_TO BE DONE_
Sift the material for lines containing "matplotlib", and return them.

_DATASET EXCERPT_

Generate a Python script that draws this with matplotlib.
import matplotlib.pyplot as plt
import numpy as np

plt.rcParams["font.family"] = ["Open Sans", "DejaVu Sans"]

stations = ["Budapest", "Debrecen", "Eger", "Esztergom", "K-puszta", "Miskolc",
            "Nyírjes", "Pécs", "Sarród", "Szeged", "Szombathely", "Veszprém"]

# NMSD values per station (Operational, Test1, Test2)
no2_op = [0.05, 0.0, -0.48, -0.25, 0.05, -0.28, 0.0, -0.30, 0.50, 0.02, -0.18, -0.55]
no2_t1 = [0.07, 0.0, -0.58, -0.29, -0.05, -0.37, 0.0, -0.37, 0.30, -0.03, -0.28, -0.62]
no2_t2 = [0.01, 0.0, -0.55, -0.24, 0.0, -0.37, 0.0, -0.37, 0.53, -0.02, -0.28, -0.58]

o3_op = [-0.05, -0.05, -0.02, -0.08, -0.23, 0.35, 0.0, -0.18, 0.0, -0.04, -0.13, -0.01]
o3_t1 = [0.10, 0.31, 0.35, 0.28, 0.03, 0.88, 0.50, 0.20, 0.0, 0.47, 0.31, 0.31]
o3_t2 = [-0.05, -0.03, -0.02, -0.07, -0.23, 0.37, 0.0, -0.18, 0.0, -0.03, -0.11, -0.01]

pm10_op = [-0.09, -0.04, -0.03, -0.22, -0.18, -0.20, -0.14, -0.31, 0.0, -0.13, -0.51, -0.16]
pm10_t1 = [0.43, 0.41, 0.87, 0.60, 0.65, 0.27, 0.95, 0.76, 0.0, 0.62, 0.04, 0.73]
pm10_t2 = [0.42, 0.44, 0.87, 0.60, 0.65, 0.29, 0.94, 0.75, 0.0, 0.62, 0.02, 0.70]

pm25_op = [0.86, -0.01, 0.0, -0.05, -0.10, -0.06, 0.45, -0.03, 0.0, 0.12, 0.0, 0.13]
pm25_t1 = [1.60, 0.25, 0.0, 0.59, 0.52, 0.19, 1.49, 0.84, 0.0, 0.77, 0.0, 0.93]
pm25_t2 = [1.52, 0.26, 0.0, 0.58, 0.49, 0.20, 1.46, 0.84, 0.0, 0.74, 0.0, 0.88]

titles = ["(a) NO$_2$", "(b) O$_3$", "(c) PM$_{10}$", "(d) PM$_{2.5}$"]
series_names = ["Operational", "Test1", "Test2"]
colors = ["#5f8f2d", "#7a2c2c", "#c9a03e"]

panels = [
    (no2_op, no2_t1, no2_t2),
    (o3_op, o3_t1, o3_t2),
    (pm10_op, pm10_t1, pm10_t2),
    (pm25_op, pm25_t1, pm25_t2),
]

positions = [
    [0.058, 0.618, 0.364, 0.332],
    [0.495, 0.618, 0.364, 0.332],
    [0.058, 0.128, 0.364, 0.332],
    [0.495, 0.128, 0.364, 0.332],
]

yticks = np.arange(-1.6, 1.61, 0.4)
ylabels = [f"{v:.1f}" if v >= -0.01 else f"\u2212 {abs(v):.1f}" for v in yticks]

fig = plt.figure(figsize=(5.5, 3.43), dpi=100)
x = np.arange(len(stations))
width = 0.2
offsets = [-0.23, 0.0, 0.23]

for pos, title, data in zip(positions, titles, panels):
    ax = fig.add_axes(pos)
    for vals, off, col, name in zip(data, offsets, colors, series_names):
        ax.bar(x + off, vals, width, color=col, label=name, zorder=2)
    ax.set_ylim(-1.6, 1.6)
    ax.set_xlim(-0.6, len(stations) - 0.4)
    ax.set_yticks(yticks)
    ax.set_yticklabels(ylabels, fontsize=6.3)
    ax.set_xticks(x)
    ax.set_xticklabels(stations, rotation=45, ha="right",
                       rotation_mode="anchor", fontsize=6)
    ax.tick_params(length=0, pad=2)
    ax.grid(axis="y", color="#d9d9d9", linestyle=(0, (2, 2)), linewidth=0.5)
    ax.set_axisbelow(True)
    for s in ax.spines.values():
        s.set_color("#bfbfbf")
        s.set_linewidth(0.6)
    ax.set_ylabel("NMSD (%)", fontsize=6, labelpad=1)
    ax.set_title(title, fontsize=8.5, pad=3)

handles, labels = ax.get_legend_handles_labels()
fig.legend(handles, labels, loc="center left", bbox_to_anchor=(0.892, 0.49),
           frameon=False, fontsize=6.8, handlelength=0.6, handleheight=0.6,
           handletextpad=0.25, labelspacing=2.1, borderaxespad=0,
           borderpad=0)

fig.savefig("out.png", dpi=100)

_ANSWER TO THE EXERCISE_
Generate a Python script that draws this with matplotlib.
import matplotlib.pyplot as plt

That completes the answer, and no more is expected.